- **WHAT TO DO**
In the material below, find each line holding the string "drawn" and copy it.

Code that draws figures
========
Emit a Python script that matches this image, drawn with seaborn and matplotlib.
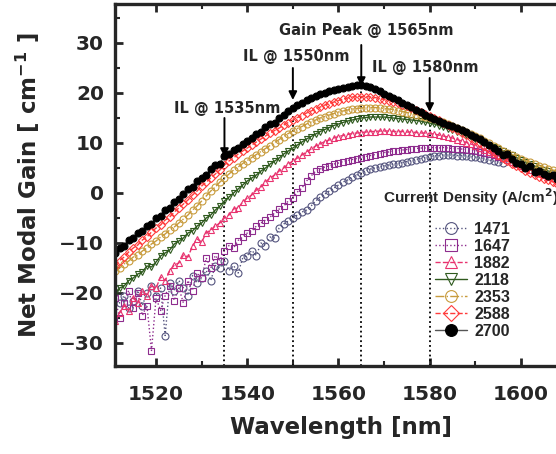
import numpy as np
import pandas as pd
import matplotlib
matplotlib.use("Agg")
import matplotlib.pyplot as plt
from matplotlib.ticker import MultipleLocator
import seaborn as sns

# wavelength grid (nm), one point per nm
wavelength = np.arange(1511, 1610)

current_density = ["1471", "1647", "1882", "2118", "2353", "2588", "2700"]

gain_1471 = [
    -19.0, -22.0, -20.5, -23.0, -21.5, -19.5, -22.5, -20.0, -18.5, -20.5,
    -19.0, -28.5, -18.0, -19.5, -17.5, -19.0, -20.5, -16.5, -18.0, -17.0,
    -15.5, -17.5, -14.5, -15.0, -13.5, -15.5, -14.5, -16.0, -13.0, -12.5,
    -11.5, -12.5, -10.0, -10.5, -8.8, -9.0, -7.0, -6.2, -5.6, -5.0,
    -4.4, -3.8, -3.4, -2.6, -1.6, -0.8, -0.2, 0.4, 1.0, 1.6,
    2.2, 2.6, 3.2, 3.6, 4.0, 4.5, 4.8, 5.0, 5.2, 5.4,
    5.6, 5.8, 5.9, 6.1, 6.3, 6.5, 6.7, 6.9, 7.1, 7.2,
    7.4, 7.5, 7.6, 7.6, 7.6, 7.5, 7.5, 7.4, 7.3, 7.2,
    7.0, 6.8, 6.6, 6.4, 6.2, 6.0,
]
gain_1647 = [
    -21.0, -25.0, -22.0, -19.5, -23.0, -20.0, -24.5, -22.5, -31.5, -21.0,
    -23.5, -20.5, -18.5, -21.5, -19.0, -22.0, -17.5, -19.5, -16.0, -17.0,
    -13.0, -15.0, -12.5, -13.5, -11.5, -10.5, -11.0, -9.5, -8.8, -8.0,
    -7.6, -6.6, -6.0, -5.4, -4.8, -4.0, -3.2, -2.6, -1.6, -1.0,
    0.2, 1.0, 2.4, 3.4, 4.4, 4.8, 5.2, 5.4, 5.8, 6.0,
    6.3, 6.5, 6.7, 6.9, 7.1, 7.3, 7.5, 7.7, 7.9, 8.1,
    8.2, 8.4, 8.5, 8.6, 8.7, 8.8, 8.9, 9.0, 9.0, 9.1,
    9.1, 9.0, 9.1, 9.0, 8.9, 8.9, 8.8, 8.7, 8.6, 8.5,
    8.3, 8.1, 7.9, 7.6, 7.3, 7.0,
]
gain_1882 = [
    -25.5, -24.0, -22.5, -23.5, -21.0, -22.0, -19.5, -20.5, -18.6, -19.0,
    -16.8, -17.5, -15.6, -14.4, -14.0, -12.4, -12.8, -10.6, -9.2, -9.8,
    -8.0, -7.4, -6.6, -6.0, -5.0, -4.4, -3.2, -3.0, -1.8, -1.0,
    -0.4, 0.6, 1.2, 2.2, 3.0, 3.6, 4.4, 5.0, 5.8, 6.4,
    7.0, 7.6, 8.2, 8.8, 9.4, 9.8, 10.3, 10.6, 11.0, 11.3,
    11.5, 11.7, 11.9, 12.0, 12.1, 12.2, 12.3, 12.3, 12.4, 12.4,
    12.4, 12.3, 12.3, 12.3, 12.2, 12.2, 12.1, 12.0, 12.0, 11.9,
    11.8, 11.6, 11.4, 11.2, 11.0, 10.7, 10.4, 10.1, 9.8, 9.5,
    9.1, 8.7, 8.3, 7.9, 7.5, 7.1, 6.7, 6.3, 5.9, 5.5,
    5.1, 4.7, 4.3, 4.0, 3.6, 3.3, 3.0, 2.7, 2.4,
]
gain_2118 = [
    -20.0, -19.0, -18.6, -17.5, -17.0, -16.2, -15.8, -14.6, -14.8, -13.8,
    -12.6, -12.0, -11.4, -10.2, -9.6, -9.0, -8.0, -7.6, -6.6, -6.0,
    -5.0, -4.4, -3.4, -2.6, -1.6, -0.8, 0.0, 0.8, 1.6, 2.4,
    3.0, 3.6, 4.4, 5.0, 5.8, 6.4, 7.0, 7.8, 8.4, 9.0,
    9.6, 10.2, 10.8, 11.3, 11.8, 12.3, 12.7, 13.1, 13.5, 13.8,
    14.1, 14.4, 14.6, 14.8, 15.0, 15.1, 15.2, 15.2, 15.2, 15.2,
    15.1, 15.0, 14.9, 14.8, 14.7, 14.6, 14.5, 14.4, 14.2, 14.0,
    13.8, 13.5, 13.2, 12.9, 12.6, 12.3, 12.0, 11.7, 11.3, 10.9,
    10.5, 10.1, 9.7, 9.3, 8.9, 8.5, 8.1, 7.6, 7.1, 6.7,
    6.2, 5.8, 5.4, 5.0, 4.7, 4.4, 4.1, 3.8, 3.5,
]
gain_2353 = [
    -15.5, -15.0, -14.2, -13.6, -12.8, -12.4, -11.6, -11.0, -10.2, -9.6,
    -8.8, -8.2, -7.4, -6.8, -6.0, -5.2, -4.4, -3.4, -2.6, -1.6,
    -0.6, 0.4, 1.2, 2.2, 3.0, 3.8, 4.6, 5.2, 5.9, 6.5,
    7.1, 7.7, 8.3, 8.9, 9.5, 10.1, 10.7, 11.3, 11.9, 12.4,
    12.9, 13.3, 13.8, 14.2, 14.6, 15.0, 15.3, 15.6, 15.9, 16.2,
    16.4, 16.6, 16.8, 16.9, 17.0, 17.1, 17.1, 17.1, 17.0, 16.9,
    16.8, 16.7, 16.5, 16.3, 16.1, 15.9, 15.7, 15.5, 15.3, 15.1,
    14.8, 14.5, 14.2, 13.9, 13.5, 13.1, 12.7, 12.3, 11.9, 11.5,
    11.0, 10.5, 10.0, 9.5, 9.0, 8.5, 8.1, 7.7, 7.3, 6.9,
    6.5, 6.2, 5.8, 5.5, 5.2, 4.9, 4.6, 4.3, 4.1,
]
gain_2588 = [
    -14.5, -13.5, -12.8, -11.8, -11.0, -10.4, -9.4, -8.8, -7.8, -7.0,
    -6.4, -5.4, -4.8, -3.8, -3.0, -2.2, -1.4, -0.4, 0.4, 1.4,
    2.2, 3.0, 3.8, 4.6, 5.6, 6.4, 7.0, 7.8, 8.4, 9.0,
    9.6, 10.2, 10.8, 11.4, 12.0, 12.5, 13.0, 13.6, 14.1, 14.6,
    15.1, 15.5, 16.0, 16.4, 16.8, 17.2, 17.6, 17.9, 18.2, 18.5,
    18.8, 19.0, 19.2, 19.3, 19.3, 19.3, 19.2, 19.1, 18.9, 18.7,
    18.5, 18.3, 18.0, 17.7, 17.4, 17.0, 16.6, 16.3, 15.9, 15.5,
    15.0, 14.6, 14.1, 13.6, 13.1, 12.6, 12.1, 11.6, 11.1, 10.6,
    10.0, 9.4, 8.8, 8.2, 7.6, 7.0, 6.4, 5.9, 5.4, 5.0,
    4.5, 4.0, 3.6, 3.2, 2.9, 2.6, 2.2, 1.9, 1.6,
]
gain_2700 = [
    -12.0, -11.0, -10.5, -9.3, -9.0, -8.0, -7.6, -6.5, -6.2, -5.0,
    -4.6, -3.4, -3.0, -1.8, -1.2, -0.2, 0.8, 1.2, 2.4, 3.0,
    3.6, 4.8, 5.6, 5.9, 7.4, 7.8, 8.7, 9.1, 9.9, 10.5,
    11.0, 11.8, 12.2, 13.2, 13.8, 14.0, 15.1, 15.6, 16.4, 17.0,
    17.6, 18.0, 18.6, 19.0, 19.4, 19.8, 20.1, 20.4, 20.6, 20.9,
    21.0, 21.2, 21.4, 21.6, 21.7, 21.5, 21.2, 20.8, 20.4, 19.9,
    19.4, 19.0, 18.6, 18.1, 17.6, 17.2, 16.7, 16.2, 15.7, 15.2,
    14.8, 14.4, 14.0, 13.7, 13.4, 13.0, 12.6, 12.2, 11.7, 11.2,
    10.8, 10.2, 9.6, 9.0, 8.4, 7.6, 7.8, 6.8, 6.0, 5.8,
    5.0, 5.4, 4.2, 4.4, 3.8, 3.4, 3.6, 2.8, 2.6,
]
series = [gain_1471, gain_1647, gain_1882, gain_2118, gain_2353, gain_2588, gain_2700]

colors = ["#55557f", "#8e2c8e", "#e8336f", "#2f5a1e", "#c89b3c", "#ff3b3b", "black"]
markers = ["o", "s", "^", "v", "o", "D", "o"]
linestyles = [":", ":", "--", "-", "-.", "--", "-"]

# annotated wavelengths, arrow spans and label positions
marks_nm = [1535, 1550, 1565, 1580]
mark_tops = [6.0, 15.5, 21.5, 14.5]
arrow_from = [15.0, 25.0, 29.6, 23.0]
arrow_to = [7.2, 18.6, 21.4, 16.2]
label_x = [1535.6, 1550.8, 1566.0, 1579.0]
label_y = [17.0, 27.2, 32.5, 25.1]
labels = ["IL @ 1535nm", "IL @ 1550nm", "Gain Peak @ 1565nm", "IL @ 1580nm"]

sns.set_style("ticks")
plt.rcParams["font.family"] = ["DejaVu Sans"]
plt.rcParams["font.weight"] = "bold"
plt.rcParams["mathtext.default"] = "bf"

fig = plt.figure(figsize=(5.56, 4.54), dpi=100)
ax = fig.add_axes([115 / 556, 88 / 454, 451.5 / 556, 362 / 454])

for name, vals, c, m, ls in zip(current_density, series, colors, markers, linestyles):
    df = pd.DataFrame({"wl": wavelength[:len(vals)], "gain": vals})
    filled = name == "2700"
    sns.lineplot(data=df, x="wl", y="gain", ax=ax, label=name, errorbar=None,
                 color="#555555" if filled else c, linestyle=ls, linewidth=1.0,
                 marker=m, markersize=4.5 if m == "D" else 5,
                 markerfacecolor="black" if filled else "none",
                 markeredgecolor=c, markeredgewidth=0.8)

ax.vlines(marks_nm, -34.6, mark_tops, colors="black", linestyles=":", linewidth=1.3, zorder=1)
for x, y0, y1, tx, ty, t in zip(marks_nm, arrow_from, arrow_to, label_x, label_y, labels):
    ax.annotate("", xy=(x, y1), xytext=(x, y0),
                arrowprops=dict(arrowstyle="-|>", color="black", lw=1.4,
                                mutation_scale=12, shrinkA=0, shrinkB=0))
    ax.text(tx, ty, t, ha="center", va="center", fontsize=10.5, fontweight="bold")

ax.set_xlim(1511, 1610)
ax.set_ylim(-34.6, 37.8)
ax.xaxis.set_major_locator(MultipleLocator(20))
ax.xaxis.set_minor_locator(MultipleLocator(10))
ax.yaxis.set_major_locator(MultipleLocator(10))
ax.yaxis.set_minor_locator(MultipleLocator(5))
ax.tick_params(which="both", direction="in", top=True, right=True)
ax.tick_params(which="major", length=6, width=2, labelsize=14.5)
ax.tick_params(axis="x", which="major", pad=14)
ax.tick_params(axis="y", which="major", pad=8)
ax.tick_params(which="minor", length=3.5, width=1.5)
for sp in ax.spines.values():
    sp.set_linewidth(2.4)

ax.set_xlabel("Wavelength [nm]", fontsize=16.5, fontweight="bold", labelpad=8)
ax.set_ylabel(r"Net Modal Gain [ cm$^{-1}$ ]", fontsize=16.5, fontweight="bold", labelpad=12)

leg = ax.legend(loc="upper left", bbox_to_anchor=(435 / 556, 232 / 454),
                bbox_transform=fig.transFigure, frameon=False, borderpad=0,
                borderaxespad=0, labelspacing=0.12, handlelength=2.0,
                handletextpad=0.45, markerscale=1.7,
                prop={"family": "Liberation Sans", "weight": "bold", "size": 11.5})
ax.text(1569.7, -0.8, r"Current Density (A/cm$^2$)", ha="left", va="center",
        fontsize=11, fontweight="bold", family="Liberation Sans", clip_on=False)

fig.savefig("out.png", dpi=100)
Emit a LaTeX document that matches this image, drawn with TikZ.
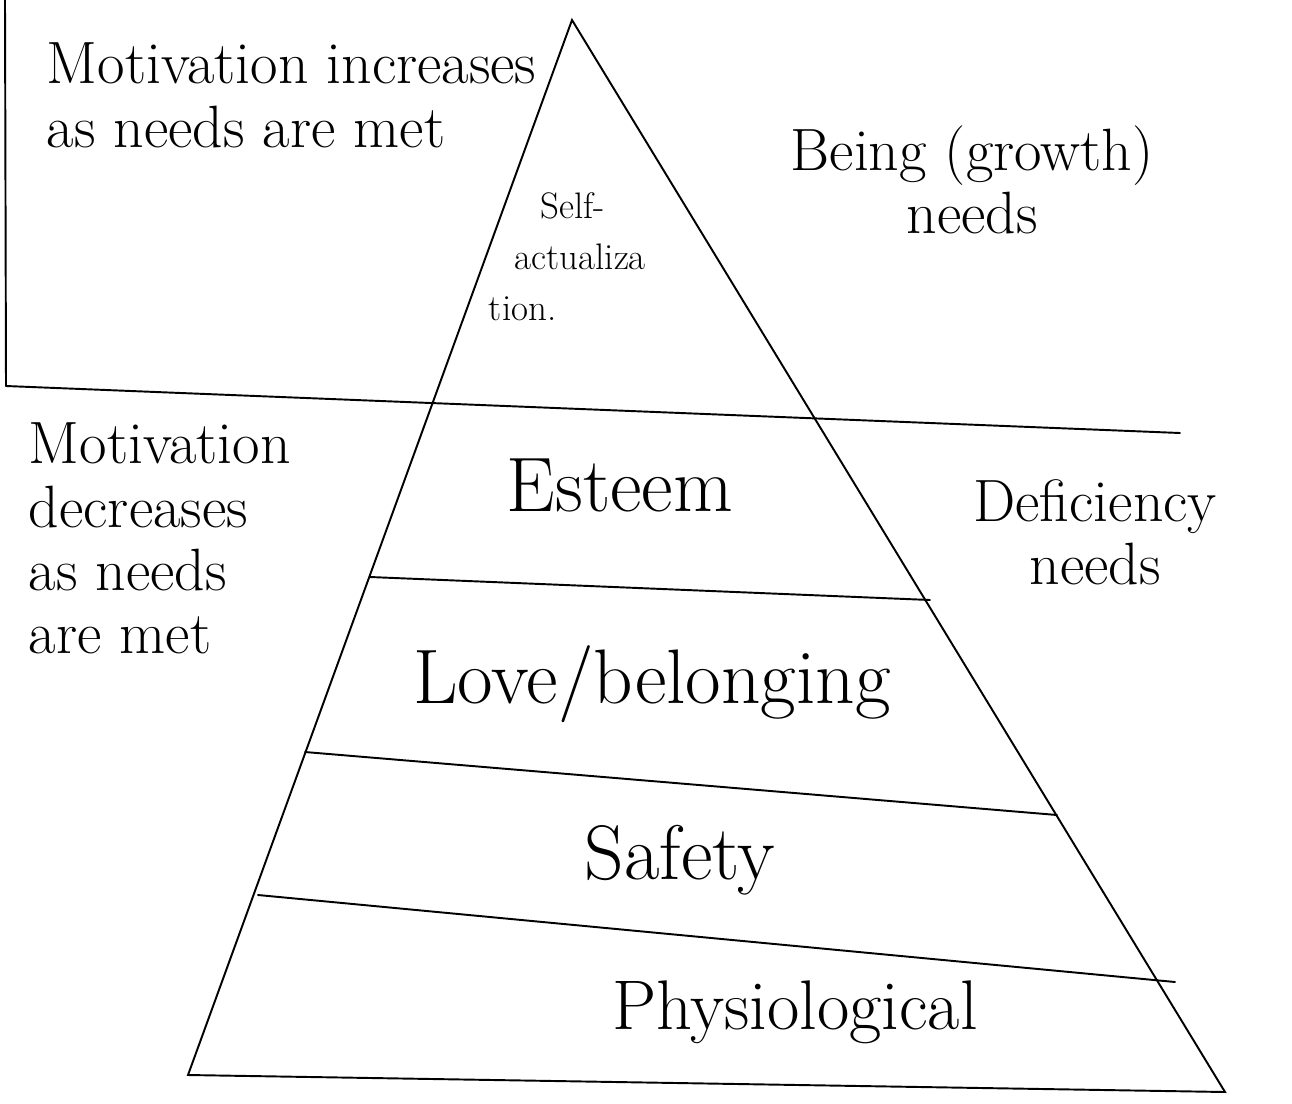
\documentclass[tikz,border=0pt]{standalone}

\begin{document}
\begin{tikzpicture}[x=0.02cm,y=-0.02cm,line width=1.1pt,line cap=round,every node/.style={inner sep=0pt,align=left},side/.style={font=\fontsize{34}{36}\selectfont},level/.style={font=\fontsize{44}{48}\selectfont},self/.style={font=\fontsize{21}{29}\selectfont}]
\useasboundingbox (0,0) rectangle (1292,1103);
\coordinate (apex) at (572,20);
\coordinate (bl) at (188,1075);
\coordinate (br) at (1225,1092);
\draw (bl) -- (apex) -- (br) -- cycle;
\coordinate (edgetop) at (5,0);
\coordinate (g1) at (6,386);
\coordinate (g2) at (1180,433);
\coordinate (e1) at (370,577);
\coordinate (e2) at (930,600);
\coordinate (l1) at (305,752);
\coordinate (l2) at (1057,815);
\coordinate (s1) at (258,895);
\coordinate (s2) at (1175,982);
\draw (edgetop) -- (g1);
\draw (g1) -- (g2);
\draw (e1) -- (e2);
\draw (l1) -- (l2);
\draw (s1) -- (s2);
\node[side,anchor=north west] (incr) at (46,42) {Motivation increases\\as needs are met};
\node[side,align=center] (being) at (972,180) {Being (growth)\\needs};
\node[self,anchor=north west] (selfact) at (488,192) {\hspace*{1.4em}Self-\\\hspace*{0.7em}actualiza\\tion.};
\node[side,anchor=north west] (decr) at (28,422) {Motivation\\decreases\\as needs\\are met};
\node[level] (esteem) at (620,485) {Esteem};
\node[side,align=center] (defic) at (1095,532) {Deficiency\\needs};
\node[level] (love) at (652,684) {Love/belonging};
\node[level] (safety) at (680,860) {Safety};
\node[level,font=\fontsize{40}{44}\selectfont] (physio) at (795,1012) {Physiological};
\end{tikzpicture}
\end{document}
========
- **OUTPUT OF THE EXERCISE**
Emit a Python script that matches this image, drawn with seaborn and matplotlib.
Emit a LaTeX document that matches this image, drawn with TikZ.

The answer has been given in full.